Quicknote: Retail sales start to slip, higher rates are working
Aussie retail sales slumped by 3.9% in December. To put this into perspective, sales rose by 1.7% in November and the market was expecting sales to only fall by 0.3% in December. The number was a big slap in the face to those calling for more aggressive rate hikes this year.
As we wrote last week, there is a big lag in Australian inflation numbers and the full impact of recent interest rate hikes is now starting to flow through the market. The data was confirmed a few hours later in Germany, where similarly, retail sales slumped by more than expected in December, down 5.3% compared to expectations of a slight rise.
Retail sales numbers can move around a fair bit from month to month. They aren’t the most comprehensive or consistent data point, but they are a pretty good forward indicator of general growth and forward-looking inflationary expectations.
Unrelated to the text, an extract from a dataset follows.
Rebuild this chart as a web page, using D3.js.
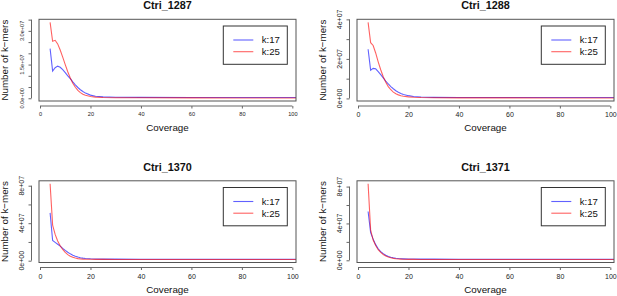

Aussie 2 year bond yields are now basically at the same level they were back in August last year. We’re well off the peak.
The Aussie and German numbers, out on the same day, could start to translate into a trend when taken together with US inflation, which printed lower than expected in December.
Bottom line: Interest rate rises are having an impact, there’s no enough data to suggest that consumer behaviour is changing. There isn’t enough data to suggest that inflation is under control, but these forward indicators will start to materialise (slowly) into lower inflation growth and at the moment, that’s all central banks are concerned about.